My phone calls are not recorded, why should they not also be required to retain the audio of the calls? Why, other than current details of old laws, should the two types of personal data, be in in any way, treated differently?
"I opened my eyes, and everything went dark again"
I like how cheap their plans are, and Sprint has very well pissed me off lately so I'm in the process of ditching them.
A girl sent me a 950KB picture yesterday that took my phone 18 minutes to download. The Sprint network in Phoenix blows. I'm not sure how to find the article now, but I seem to remember a survey from a couple years ago which claimed that Verizon had the best network in Phoenix. That may have changed though. All I know is that Sprint can't be bothered to put 4G service here, even though I have a 4G Sprint phone that's 2 and a half years old.
Of course, the question on all our minds:
How'd her boobs look?
An enigma, wrapped in a riddle, shrouded in bacon and cheese
I would help the cops more if the microphone was always on a complete recording of everything in ear shot of the phone was kept in storage for when it was needed. Seems silly, just wait for bandwidth and storage costs to drop a little more.
Whose phone is it? Who is paying for the service? Why does my phone have to serve the usage of the police? Why can't it do what I want, send and receive messages with no record?
Why is there the assumption that because it can be done it must be done? ((... "for the sake of the children"...))
Why can't we have devices that serve the user?
I have no problem with the carriers having 1 year retention of SMS messages if law enforcement have no problem with getting a court ordered warrant before they can access them. The warrant needs to be narrowed to a particular phone number and for a specific date/time range and not a blanket "everything in this zip code during the month of July".
More than 1 year retention required by Law enforcement and they aren't doing their jobs properly. And sorry Columbo, no peeking without probable cause.
I like the fact that my library (and most others) destroy records of checkouts after you return a book so that the information can't be used in an investigation or trial.
Just because I read some Karl Marx, doesn't make me a commie. Likewise, just because I texted a quote from the Koran doesn't make me a terrorist.
Don't just game, Dungeoneer
it would be unrealistic to record every phone call
I disagree. The capacity of communications networks increases over time, but the user base of voice does not increase as fast because it's already hit saturation. Say there are 300 million cell phone subscribers in a market, and each spends 1000 minutes on the phone per month, and each call is recorded at 8 kilobits per second. 300,000,000*1000*60*8/8 is only 18 terabytes per month. What's the total size in bytes of video uploaded to, say, YouTube per month?

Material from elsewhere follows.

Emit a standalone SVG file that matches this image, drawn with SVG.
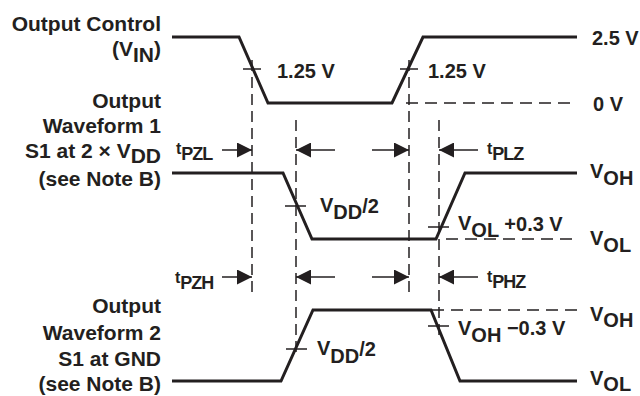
<svg xmlns="http://www.w3.org/2000/svg" width="640" height="396" viewBox="0 0 640 396">
<defs>
<style>
text{font-family:"Liberation Sans",Arial,sans-serif;font-weight:bold;font-size:20px;fill:#231f20}
.lbl{text-anchor:end;font-size:21px}
.wave{fill:none;stroke:#231f20;stroke-width:3;stroke-linejoin:miter}
.dash{fill:none;stroke:#231f20;stroke-width:1.5;stroke-dasharray:11 6}
.hdash{fill:none;stroke:#231f20;stroke-width:1.5;stroke-dasharray:12 7}
.tick{fill:none;stroke:#231f20;stroke-width:1.5}
.arr{fill:none;stroke:#231f20;stroke-width:1.5;marker-end:url(#ah)}
.t{font-size:16px}
.ts{font-size:18px;letter-spacing:-1px}
</style>
<marker id="ah" markerUnits="userSpaceOnUse" markerWidth="15" markerHeight="15" refX="15" refY="7.5" orient="auto" viewBox="0 0 15 15">
<path d="M0,0 L15,7.5 L0,15 z" fill="#231f20"/>
</marker>
</defs>
<rect width="640" height="396" fill="#fff"/>

<g id="labels-left">
<text class="lbl" x="161" y="31">Output Control</text>
<text class="lbl" x="161" y="56">(V<tspan dy="6">IN</tspan><tspan dy="-6">)</tspan></text>
<text class="lbl" x="161" y="108">Output</text>
<text class="lbl" x="161" y="133">Waveform 1</text>
<text class="lbl" x="161" y="158">S1 at 2 × V<tspan dy="5">DD</tspan></text>
<text class="lbl" x="161" y="186">(see Note B)</text>
<text class="lbl" x="161" y="313">Output</text>
<text class="lbl" x="161" y="340">Waveform 2</text>
<text class="lbl" x="161" y="366">S1 at GND</text>
<text class="lbl" x="161" y="391">(see Note B)</text>
</g>

<g id="labels-right">
<text x="592" y="45">2.5 V</text>
<text x="593" y="111">0 V</text>
<text x="590" y="178">V<tspan dy="7">OH</tspan></text>
<text x="590" y="245">V<tspan dy="7">OL</tspan></text>
<text x="590" y="321">V<tspan dy="6">OH</tspan></text>
<text x="590" y="385">V<tspan dy="6">OL</tspan></text>
</g>

<g id="waveform-control">
<polyline class="wave" points="172,37 239,37 268,103 392,103 423,37 577,37"/>
<line class="hdash" x1="406" y1="103" x2="577" y2="103"/>
<line class="tick" x1="243" y1="69" x2="261" y2="69"/>
<line class="tick" x1="400" y1="69" x2="418" y2="69"/>
<text x="277" y="78">1.25 V</text>
<text x="428" y="78">1.25 V</text>
</g>

<g id="waveform-1">
<polyline class="wave" points="172,173 283,173 312,239 436,239 465,173 577,173"/>
<line class="hdash" x1="446" y1="239" x2="577" y2="239"/>
<line class="tick" x1="285" y1="206" x2="306" y2="206"/>
<line class="tick" x1="428" y1="227" x2="449" y2="227"/>
<text x="320" y="212">V<tspan dy="7">DD</tspan><tspan dy="-6">/2</tspan></text>
<text x="458" y="230">V<tspan dy="7">OL</tspan><tspan dy="-6"> +0.3 V</tspan></text>
</g>

<g id="waveform-2">
<polyline class="wave" points="172,381 281,381 313,310 431,310 460,381 577,381"/>
<line class="hdash" x1="432" y1="310" x2="577" y2="310"/>
<line class="tick" x1="286" y1="349" x2="307" y2="349"/>
<line class="tick" x1="428" y1="326" x2="449" y2="326"/>
<text x="317" y="355">V<tspan dy="8">DD</tspan><tspan dy="-7">/2</tspan></text>
<text x="458" y="335">V<tspan dy="7">OH</tspan><tspan dy="-7"> −0.3 V</tspan></text>
</g>

<g id="connectors">
<line class="dash" x1="252" y1="60" x2="252" y2="298"/>
<line class="dash" x1="409" y1="60" x2="409" y2="298"/>
<line class="dash" x1="296" y1="120" x2="296" y2="358"/>
<line class="dash" x1="439" y1="120" x2="439" y2="337"/>
<line class="arr" x1="222" y1="150" x2="252" y2="150"/>
<line class="arr" x1="335" y1="150" x2="296" y2="150"/>
<line class="arr" x1="372" y1="150" x2="409" y2="150"/>
<line class="arr" x1="478" y1="150" x2="439" y2="150"/>
<line class="arr" x1="222" y1="277" x2="252" y2="277"/>
<line class="arr" x1="335" y1="277" x2="296" y2="277"/>
<line class="arr" x1="372" y1="277" x2="409" y2="277"/>
<line class="arr" x1="478" y1="277" x2="439" y2="277"/>
</g>

<g id="timing-labels">
<text x="176" y="154" class="t">t<tspan class="ts" dy="6">PZL</tspan></text>
<text x="487" y="154" class="t">t<tspan class="ts" dy="6">PLZ</tspan></text>
<text x="175" y="283" class="t">t<tspan class="ts" dy="6">PZH</tspan></text>
<text x="487" y="282" class="t">t<tspan class="ts" dy="6">PHZ</tspan></text>
</g>
</svg>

Of course, that isn't how this will pan out. My cynical nature screams at me that the police will kick their feet, balk, whine, and throw a PR hissyfit with the press about those mean, dirty people with their dirty secrets wanting to hurt innocent people and children in order to protect themselves from justice, by supressing the motion.
You're less cynical than I am. I think that the conversation will go something like this:
Police: We think we should trap all text messages.
Congress: Can we use this to spy on Occupy protesters, right-wing protesters, and anyone else we find politically inconvenient?
Police: Sure, no problemo.
Congress: Ok, passed unanimously with no debate.
I am officially gone from
Maybe, but if police officers petition the government to pass unconstitutional laws, we, the people, ought to be asking ourselves if those police officers are fit and proper persons to be defending it.
"Cursed is he who rises early in the morning..." Isiah 5:11
Oops, my fault, you're right. Thank you for the correction. 18 PB per month is closer to the bandwidth that YouTube was using back in 2006.